Omegle.com allows people from around the world to converse with each other “anonymously”. It is one of those sites that let you start a text or video chat with someone online and consequentially makes you doubt the intelligence of man kind. On sites like this, text chat follows the famous “Greater Internet Fuckwad Theory” and the video chat is… Well it’s probably a phallus. Omegle started as a way for strangers to connect and talk with each other, but has since devolved and the chance of finding some meaningful conversation on it is minuscule which is a shame because random chatting is a fun concept. I would add a premium feature that administers an IQ test and matches you to someone according to that but that is an idea for a different time.
When I first discovered Omegle I quickly got tired of trying to find someone to talk to. The idea of Omegle is not new or revolutionary. IRC and chat rooms were there before but this made it as easy as can be. Since I already spent a ton of time in online social communities with people who have the same interests as me I dismissed it as a cost efficient way of communicating. I did find a use for Omegle though – there was nothing preventing me from spying on a random conversation and recording it. A nice challenge and it seemed fun. This was years before Omegle itself introduced the “Spy mode” so I guess there is something there. The concept of Spy Mode might look like something “evil” to do – spying on other people’s conversations is an ethical gray area in the real world, but is it online?
The answer to this question depends on how much you know and are aware of privacy online. In theory everything you do online can be (and is) monitored by a number of entities including your ISP (that can read all of your online activity), your operating system and other programs on your machine, a lot of routers on the Internet and at least a few governments. That is all beside the point – I thought about ethics for a second but to be honest I don’t see this as anything but a technological challenge (also, it isn’t illegal per se). My goal wasn’t to spy on people but to hack a bot together and as such I probably only ran the finished script once – to make sure all the bugs were solved. I call it the Hacker’s Mindset :).

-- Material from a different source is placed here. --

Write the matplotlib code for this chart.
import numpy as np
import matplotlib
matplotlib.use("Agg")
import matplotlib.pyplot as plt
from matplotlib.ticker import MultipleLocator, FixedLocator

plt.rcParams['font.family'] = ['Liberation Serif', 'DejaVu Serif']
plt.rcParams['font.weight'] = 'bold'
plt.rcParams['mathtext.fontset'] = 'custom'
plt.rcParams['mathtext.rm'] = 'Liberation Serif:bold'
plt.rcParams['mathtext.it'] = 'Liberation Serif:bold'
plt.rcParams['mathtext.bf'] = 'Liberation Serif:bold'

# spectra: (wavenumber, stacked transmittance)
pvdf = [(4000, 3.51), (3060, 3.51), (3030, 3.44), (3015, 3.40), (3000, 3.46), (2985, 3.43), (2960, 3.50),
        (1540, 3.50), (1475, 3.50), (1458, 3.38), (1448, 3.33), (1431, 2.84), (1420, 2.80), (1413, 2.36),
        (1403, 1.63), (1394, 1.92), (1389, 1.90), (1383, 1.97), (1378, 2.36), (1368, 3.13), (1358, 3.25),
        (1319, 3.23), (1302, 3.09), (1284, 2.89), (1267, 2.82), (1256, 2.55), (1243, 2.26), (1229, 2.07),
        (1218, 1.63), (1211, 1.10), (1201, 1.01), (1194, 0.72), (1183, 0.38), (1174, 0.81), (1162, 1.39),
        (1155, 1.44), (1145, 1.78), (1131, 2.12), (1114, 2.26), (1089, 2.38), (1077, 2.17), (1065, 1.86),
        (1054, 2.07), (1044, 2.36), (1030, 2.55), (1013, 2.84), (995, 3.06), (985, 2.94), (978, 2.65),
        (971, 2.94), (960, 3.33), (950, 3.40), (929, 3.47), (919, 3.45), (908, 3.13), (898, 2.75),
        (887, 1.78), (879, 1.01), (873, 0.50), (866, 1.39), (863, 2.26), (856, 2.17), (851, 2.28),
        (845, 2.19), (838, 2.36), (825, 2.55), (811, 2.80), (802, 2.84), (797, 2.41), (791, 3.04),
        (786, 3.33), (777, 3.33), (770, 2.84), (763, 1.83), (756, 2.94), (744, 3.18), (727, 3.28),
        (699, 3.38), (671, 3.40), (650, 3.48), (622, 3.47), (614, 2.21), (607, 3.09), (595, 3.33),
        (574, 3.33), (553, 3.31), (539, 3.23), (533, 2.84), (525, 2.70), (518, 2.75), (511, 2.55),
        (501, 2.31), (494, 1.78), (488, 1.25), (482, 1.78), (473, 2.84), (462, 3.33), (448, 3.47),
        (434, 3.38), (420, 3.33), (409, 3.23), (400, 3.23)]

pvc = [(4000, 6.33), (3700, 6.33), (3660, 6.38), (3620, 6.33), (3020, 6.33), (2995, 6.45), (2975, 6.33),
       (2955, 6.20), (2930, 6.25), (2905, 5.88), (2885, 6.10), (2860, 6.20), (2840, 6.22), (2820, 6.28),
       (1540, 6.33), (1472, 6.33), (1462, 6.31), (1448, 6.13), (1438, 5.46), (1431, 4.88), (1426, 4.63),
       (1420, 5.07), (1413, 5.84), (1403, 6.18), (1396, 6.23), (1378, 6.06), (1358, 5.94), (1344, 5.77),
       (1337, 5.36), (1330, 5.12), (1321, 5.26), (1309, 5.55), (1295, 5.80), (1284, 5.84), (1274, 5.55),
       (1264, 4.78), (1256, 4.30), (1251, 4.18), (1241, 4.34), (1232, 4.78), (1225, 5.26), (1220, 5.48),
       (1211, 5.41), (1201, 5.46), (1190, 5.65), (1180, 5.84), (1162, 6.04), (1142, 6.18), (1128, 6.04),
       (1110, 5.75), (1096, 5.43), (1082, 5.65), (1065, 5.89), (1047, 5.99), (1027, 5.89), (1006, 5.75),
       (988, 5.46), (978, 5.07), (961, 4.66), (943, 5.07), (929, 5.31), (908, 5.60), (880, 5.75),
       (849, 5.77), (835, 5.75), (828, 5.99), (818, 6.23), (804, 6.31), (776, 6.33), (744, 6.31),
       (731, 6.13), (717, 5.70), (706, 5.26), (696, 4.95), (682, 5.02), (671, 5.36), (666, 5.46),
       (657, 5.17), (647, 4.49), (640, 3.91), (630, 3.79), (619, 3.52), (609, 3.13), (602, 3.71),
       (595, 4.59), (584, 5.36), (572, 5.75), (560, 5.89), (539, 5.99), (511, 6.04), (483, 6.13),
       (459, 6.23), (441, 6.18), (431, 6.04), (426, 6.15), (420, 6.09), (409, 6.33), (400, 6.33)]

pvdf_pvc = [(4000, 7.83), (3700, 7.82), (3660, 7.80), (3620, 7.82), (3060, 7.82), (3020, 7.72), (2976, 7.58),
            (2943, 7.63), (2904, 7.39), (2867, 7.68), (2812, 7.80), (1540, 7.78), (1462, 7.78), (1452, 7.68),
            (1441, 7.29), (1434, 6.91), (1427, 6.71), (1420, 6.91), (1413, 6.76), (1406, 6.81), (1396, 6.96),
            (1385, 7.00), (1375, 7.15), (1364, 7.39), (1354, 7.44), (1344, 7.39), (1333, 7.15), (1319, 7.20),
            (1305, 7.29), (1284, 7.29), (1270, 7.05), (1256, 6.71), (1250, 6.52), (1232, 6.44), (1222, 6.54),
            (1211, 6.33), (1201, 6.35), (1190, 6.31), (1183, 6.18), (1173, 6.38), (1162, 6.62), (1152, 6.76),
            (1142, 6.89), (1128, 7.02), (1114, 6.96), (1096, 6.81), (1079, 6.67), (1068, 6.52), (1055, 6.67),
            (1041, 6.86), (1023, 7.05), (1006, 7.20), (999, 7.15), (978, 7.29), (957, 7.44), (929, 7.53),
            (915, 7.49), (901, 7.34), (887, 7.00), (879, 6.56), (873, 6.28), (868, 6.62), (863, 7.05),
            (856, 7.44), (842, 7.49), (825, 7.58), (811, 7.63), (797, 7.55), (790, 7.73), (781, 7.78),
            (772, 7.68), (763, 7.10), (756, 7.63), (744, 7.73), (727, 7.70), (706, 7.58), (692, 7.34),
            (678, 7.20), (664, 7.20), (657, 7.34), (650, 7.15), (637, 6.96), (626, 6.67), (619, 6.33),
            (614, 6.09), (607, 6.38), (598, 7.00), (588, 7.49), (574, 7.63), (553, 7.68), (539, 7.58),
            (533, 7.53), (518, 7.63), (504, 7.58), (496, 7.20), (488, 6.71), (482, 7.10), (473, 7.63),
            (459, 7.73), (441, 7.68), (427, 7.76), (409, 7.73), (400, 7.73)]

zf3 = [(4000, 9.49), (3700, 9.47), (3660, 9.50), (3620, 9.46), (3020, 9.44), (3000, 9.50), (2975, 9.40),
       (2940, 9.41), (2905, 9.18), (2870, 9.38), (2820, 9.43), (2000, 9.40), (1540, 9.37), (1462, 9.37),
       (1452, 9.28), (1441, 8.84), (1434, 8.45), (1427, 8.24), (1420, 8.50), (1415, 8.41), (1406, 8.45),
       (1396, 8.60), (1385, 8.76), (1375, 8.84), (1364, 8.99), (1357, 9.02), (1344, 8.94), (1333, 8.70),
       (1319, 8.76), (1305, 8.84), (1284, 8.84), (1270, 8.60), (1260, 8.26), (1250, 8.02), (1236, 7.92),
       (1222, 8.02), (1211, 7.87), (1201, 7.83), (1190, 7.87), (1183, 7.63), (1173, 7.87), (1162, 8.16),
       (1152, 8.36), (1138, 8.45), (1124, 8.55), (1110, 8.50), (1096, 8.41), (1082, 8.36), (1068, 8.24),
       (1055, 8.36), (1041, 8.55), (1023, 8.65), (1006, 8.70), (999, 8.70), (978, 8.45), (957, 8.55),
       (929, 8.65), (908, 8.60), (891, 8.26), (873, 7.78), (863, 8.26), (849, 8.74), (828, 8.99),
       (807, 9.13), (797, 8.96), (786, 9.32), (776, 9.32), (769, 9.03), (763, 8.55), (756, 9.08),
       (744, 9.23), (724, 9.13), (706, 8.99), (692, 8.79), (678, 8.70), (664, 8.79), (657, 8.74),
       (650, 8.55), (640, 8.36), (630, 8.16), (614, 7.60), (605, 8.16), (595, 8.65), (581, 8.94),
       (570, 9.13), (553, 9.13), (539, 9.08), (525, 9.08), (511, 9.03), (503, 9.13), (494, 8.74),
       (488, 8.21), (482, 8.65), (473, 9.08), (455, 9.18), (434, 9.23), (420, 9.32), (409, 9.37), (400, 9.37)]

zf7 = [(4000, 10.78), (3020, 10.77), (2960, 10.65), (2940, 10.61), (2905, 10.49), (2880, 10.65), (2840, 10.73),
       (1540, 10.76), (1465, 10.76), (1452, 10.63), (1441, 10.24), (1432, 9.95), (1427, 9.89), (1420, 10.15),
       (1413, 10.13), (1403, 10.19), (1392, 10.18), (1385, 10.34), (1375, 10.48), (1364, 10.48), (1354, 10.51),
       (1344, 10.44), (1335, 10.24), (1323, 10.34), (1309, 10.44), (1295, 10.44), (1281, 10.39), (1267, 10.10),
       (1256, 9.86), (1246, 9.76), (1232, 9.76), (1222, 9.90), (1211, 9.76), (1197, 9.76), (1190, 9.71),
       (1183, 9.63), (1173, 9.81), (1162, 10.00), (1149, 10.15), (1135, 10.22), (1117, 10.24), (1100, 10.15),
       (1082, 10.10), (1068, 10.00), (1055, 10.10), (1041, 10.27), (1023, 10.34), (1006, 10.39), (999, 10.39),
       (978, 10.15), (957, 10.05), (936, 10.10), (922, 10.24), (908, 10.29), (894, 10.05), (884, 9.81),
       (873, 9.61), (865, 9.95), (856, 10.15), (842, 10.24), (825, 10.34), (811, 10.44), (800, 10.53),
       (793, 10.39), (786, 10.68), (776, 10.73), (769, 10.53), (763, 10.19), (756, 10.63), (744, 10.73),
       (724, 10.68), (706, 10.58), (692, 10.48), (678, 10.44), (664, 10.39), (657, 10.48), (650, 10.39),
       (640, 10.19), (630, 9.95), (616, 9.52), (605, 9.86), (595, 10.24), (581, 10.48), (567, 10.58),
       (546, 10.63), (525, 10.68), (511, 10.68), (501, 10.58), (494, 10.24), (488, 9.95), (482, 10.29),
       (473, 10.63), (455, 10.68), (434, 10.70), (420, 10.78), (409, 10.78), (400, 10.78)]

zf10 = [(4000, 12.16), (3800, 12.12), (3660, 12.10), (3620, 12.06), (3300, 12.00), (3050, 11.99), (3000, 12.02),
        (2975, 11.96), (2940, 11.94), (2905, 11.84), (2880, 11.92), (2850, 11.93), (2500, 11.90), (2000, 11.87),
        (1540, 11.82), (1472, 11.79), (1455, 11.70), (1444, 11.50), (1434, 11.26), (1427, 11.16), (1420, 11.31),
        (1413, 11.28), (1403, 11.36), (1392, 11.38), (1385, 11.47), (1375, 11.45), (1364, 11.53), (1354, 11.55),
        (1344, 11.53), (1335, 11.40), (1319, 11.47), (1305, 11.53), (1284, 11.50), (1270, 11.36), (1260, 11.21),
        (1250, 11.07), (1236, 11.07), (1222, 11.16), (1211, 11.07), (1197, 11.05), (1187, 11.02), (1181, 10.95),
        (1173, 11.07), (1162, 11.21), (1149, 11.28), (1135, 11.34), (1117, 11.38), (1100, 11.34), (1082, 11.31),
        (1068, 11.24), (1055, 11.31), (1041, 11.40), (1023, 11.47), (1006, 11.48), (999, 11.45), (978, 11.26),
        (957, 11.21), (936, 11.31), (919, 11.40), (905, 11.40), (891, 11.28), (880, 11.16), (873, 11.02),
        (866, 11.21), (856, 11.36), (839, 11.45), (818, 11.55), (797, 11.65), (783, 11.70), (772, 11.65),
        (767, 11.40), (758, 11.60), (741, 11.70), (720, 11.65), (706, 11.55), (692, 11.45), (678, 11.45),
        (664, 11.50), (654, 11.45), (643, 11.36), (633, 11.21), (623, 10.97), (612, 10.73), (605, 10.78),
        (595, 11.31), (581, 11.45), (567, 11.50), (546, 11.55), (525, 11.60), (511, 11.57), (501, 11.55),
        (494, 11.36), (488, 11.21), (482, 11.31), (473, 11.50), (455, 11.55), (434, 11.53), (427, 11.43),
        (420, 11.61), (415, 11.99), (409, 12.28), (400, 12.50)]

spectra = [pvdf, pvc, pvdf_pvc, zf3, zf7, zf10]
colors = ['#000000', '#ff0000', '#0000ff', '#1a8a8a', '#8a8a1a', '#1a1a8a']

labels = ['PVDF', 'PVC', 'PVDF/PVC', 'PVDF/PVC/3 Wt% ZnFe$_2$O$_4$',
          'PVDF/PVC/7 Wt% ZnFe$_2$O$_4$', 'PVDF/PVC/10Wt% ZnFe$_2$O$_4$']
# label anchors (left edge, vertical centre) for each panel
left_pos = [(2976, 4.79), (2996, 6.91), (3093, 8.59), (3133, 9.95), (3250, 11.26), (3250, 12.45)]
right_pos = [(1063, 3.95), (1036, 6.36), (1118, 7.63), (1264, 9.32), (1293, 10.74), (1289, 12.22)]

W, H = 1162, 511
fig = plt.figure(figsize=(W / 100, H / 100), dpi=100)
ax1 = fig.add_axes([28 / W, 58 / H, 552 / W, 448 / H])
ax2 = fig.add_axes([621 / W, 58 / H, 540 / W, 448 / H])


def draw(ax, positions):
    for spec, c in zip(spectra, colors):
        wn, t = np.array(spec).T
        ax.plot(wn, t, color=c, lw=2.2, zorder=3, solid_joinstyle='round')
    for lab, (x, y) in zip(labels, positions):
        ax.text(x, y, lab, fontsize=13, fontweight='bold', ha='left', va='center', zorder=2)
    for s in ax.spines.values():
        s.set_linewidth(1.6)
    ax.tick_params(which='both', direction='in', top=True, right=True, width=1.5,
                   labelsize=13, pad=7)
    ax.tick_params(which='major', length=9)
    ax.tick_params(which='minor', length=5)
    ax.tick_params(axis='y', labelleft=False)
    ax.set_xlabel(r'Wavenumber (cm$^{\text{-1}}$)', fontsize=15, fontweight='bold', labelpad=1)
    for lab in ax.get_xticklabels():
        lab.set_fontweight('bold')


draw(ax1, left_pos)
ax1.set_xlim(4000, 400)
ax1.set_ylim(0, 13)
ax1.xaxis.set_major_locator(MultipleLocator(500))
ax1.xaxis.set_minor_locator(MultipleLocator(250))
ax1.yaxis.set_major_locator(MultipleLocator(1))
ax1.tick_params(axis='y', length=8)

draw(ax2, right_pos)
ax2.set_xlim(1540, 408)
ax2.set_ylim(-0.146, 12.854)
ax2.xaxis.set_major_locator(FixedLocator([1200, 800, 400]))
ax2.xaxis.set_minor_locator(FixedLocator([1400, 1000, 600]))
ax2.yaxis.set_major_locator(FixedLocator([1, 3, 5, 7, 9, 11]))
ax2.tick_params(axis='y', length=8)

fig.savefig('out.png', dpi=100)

This is how OmegleBot was born. A simple and a very quick and dirty and unrefactored python script. Before that script I didn’t have a lot of knowledge about HTTP, httplib and urllib because I used raw sockets to talk HTTP (poorly) in the past. This was a perfect project to help me understand the python libs relating to HTTP and JSON. The bot opens two simultaneous connections to Omegle and sends them both a simple greeting, “asl?”, which is the way most conversations in chat channels start. It then proceeds to proxy their conversation and also record it into a text file. The most interesting part is the post function. It started as a simple call to
connection.request and evolved to include a variety of HTTP headers including a faked user-agent and referer needed to defeat some of Omegle’s “security checks”. Usually services will have more server side security checks (“never trust user input”), but unfortunately Omegle doesn’t have a choice here. Because they are open and allow anonymous chatting it leaves them with only so many ways to ensure I’m a client and I masqueraded as one well. Omegle uses the JSON protocol to pass data about events like whether the other user is typing, the message the user sent and of course when a user disconnects. Reverse engineering it was the hardest part of this project (and it wasn’t all that hard). I think the only challenge I faced was understanding why Omegle blocked the first iterations of the bot and adding various headers until I passed for a client in their book.
I also attached a sample output file with a few conversations. There is nothing interesting there nor did I capture anything interesting. All the conversations are very short which is definitely a symptom of Omegle – long and meaningful conversations are few and far between. I even sent “typing” statuses every few iterations to encourage people to converse and it didn’t help.
What can we learn from this? Masquerading as a browser is easy. Writing bots is easy. As a person on the internet you should take from this that bots are everywhere on the web. You should be aware of that because a lot of spam and fraud is done by bots – you can trivially change this bot to spam
(program them, probably)
P.S. Unfortunately the bot stopped working. It can be that Omegle changed the protocol a bit, added some more security or that I have a bug. Feel free to fork it and bring it back to life!